Member of Karnataka Legislative Assembly
- In office 2013–2018
- Preceded by: J. Krishna Palemar
- Succeeded by: Bharath Shetty Y
- Constituency: Mangalore City North

Personal details
- Party: Janata Dal (Secular)
- Other political affiliations: Indian National Congress
- Children: 1
- Parent: B.A. Ahmed Bava
- Relatives: B. M. Farooq (brother)
- Occupation: Politician
- Profession: Businessman

= Mohiuddin Bava =

Indian politician

Mohiuddin Bava is an Indian politician from the state of Karnataka. He represented the Mangalore City North seat as a member of the Indian National Congress party in the Karnataka Legislative Assembly from 2013 to 2018.

== Political career==
Bava was named by the Indian National Congress party as the party candidate of the Mangalore City North seat for the 2013 Karnataka Legislative Assembly election. His Muslim supporters claimed that if he was not given a ticket, then Muslims might vote for other parties. He had previously unsuccessfully contested the seat in the 2008 Assembly election. He won the seat by defeating his nearest rival J. Krishna Palemar of the Bharatiya Janata Party by 5,573 votes.

In June 2017, Bharatiya Janata Party demanded action against Bava for distributing notebooks to students in his constituency which had picture of Bava printed on it. The president of the party's Mangalore north unit accused him of misusing political power.

== Positions held ==

| # | From | To | Position | Party |
|---|---|---|---|---|
| 1 | 2013 | 2018 | MLA (1st Term) from Mangalore City North seat | Indian National Congress |

== Personal life ==
Bava is the oldest son of late Ahmed Bava. Bava is the brother of businessman B M Farooq. Farooq was made a candidate of the Janata Dal (Secular) party for the Rajya Sabha elections. However, Bava said that it was his brother's decision and he has his own priorities and opinion and had not promoted any family member to join any other party. Chief Minister Siddaramaiah warned him for failing to prevent his brother from contesting election on a Janata Dal (Secular) ticket. However, he was supported by Karnataka Pradesh Congress Committee President G. Parameshwara and said that Farooq had the right to take decisions.

In February 2016, Bava was injured and his shoulder was fractured in a road accident. This occurred in Panambur as his car fell into a ditch, while he was on his way to the airport.

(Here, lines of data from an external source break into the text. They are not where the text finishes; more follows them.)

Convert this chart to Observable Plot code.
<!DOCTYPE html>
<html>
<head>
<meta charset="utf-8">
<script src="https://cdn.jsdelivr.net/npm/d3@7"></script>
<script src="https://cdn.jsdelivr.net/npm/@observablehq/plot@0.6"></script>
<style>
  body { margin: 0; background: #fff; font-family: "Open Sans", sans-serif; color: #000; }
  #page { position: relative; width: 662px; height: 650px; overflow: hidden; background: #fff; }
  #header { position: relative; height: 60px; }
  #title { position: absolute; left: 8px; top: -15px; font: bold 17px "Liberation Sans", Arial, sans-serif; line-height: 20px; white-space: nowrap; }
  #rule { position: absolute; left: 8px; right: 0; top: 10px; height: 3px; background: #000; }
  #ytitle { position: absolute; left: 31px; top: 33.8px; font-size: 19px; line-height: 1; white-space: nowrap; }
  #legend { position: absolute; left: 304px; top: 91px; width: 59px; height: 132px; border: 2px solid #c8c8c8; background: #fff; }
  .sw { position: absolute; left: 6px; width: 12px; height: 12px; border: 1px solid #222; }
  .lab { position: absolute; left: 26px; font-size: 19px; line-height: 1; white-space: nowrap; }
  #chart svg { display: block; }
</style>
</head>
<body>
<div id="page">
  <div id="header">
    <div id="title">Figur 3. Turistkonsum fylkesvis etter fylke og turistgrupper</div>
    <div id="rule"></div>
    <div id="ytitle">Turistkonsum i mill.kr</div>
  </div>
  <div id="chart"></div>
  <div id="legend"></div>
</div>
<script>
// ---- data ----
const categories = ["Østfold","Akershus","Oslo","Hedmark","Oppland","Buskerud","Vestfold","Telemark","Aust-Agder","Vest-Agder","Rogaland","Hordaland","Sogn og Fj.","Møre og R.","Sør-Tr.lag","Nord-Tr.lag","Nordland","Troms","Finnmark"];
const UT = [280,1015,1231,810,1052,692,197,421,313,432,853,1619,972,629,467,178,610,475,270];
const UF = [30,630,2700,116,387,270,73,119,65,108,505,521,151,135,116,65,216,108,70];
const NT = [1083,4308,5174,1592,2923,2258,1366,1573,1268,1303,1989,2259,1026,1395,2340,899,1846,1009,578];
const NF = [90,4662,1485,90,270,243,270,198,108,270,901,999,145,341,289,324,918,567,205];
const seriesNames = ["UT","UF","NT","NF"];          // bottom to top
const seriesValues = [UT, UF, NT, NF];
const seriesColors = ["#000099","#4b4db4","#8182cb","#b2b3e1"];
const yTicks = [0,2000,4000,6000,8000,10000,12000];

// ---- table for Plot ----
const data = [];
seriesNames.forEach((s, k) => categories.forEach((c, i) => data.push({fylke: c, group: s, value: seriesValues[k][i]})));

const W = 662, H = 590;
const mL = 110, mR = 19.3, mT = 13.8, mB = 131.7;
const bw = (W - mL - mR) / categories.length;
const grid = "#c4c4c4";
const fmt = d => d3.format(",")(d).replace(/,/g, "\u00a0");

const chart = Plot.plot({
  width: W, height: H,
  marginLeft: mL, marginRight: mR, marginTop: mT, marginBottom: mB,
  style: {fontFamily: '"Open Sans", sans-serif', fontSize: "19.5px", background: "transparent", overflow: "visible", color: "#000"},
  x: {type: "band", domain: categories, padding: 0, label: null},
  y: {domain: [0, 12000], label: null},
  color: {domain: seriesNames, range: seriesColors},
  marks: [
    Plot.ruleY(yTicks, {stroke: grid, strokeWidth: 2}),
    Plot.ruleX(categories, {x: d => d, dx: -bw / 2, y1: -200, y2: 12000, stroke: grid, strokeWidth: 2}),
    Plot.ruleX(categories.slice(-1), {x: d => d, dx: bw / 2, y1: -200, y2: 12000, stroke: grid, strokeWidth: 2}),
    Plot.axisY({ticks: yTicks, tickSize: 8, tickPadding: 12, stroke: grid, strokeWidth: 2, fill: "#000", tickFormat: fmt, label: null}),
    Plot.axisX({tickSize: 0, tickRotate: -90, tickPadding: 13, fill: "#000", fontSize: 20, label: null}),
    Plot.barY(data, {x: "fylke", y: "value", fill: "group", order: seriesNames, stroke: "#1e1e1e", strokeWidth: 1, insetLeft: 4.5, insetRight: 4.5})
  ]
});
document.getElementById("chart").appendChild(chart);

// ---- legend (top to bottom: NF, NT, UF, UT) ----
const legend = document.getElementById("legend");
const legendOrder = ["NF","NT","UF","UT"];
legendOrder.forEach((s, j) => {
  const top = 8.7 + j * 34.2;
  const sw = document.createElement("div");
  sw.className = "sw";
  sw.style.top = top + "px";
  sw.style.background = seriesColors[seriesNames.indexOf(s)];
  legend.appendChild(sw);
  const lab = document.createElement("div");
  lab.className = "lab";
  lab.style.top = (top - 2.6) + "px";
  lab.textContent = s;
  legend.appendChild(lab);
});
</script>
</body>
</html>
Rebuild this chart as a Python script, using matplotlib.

Bava is also the first Indian to own a Volvo XC90.

==Controversy==

- B A Mohiuddin Bava distributed 3.08 lakh books with his pictures on 13 June 2013.
- Mangalore South MLA Mr.Vedavyas Kamath (BJP) pressurized Mohiuddin Bava to withdraw case against son of former mayor, who assaulted Bava publicly. The attack took place when Bava went to pacify former mayor for not being issued ticket from congress to contest the election to the council of Mangalore City Corporation from Katipalla ward.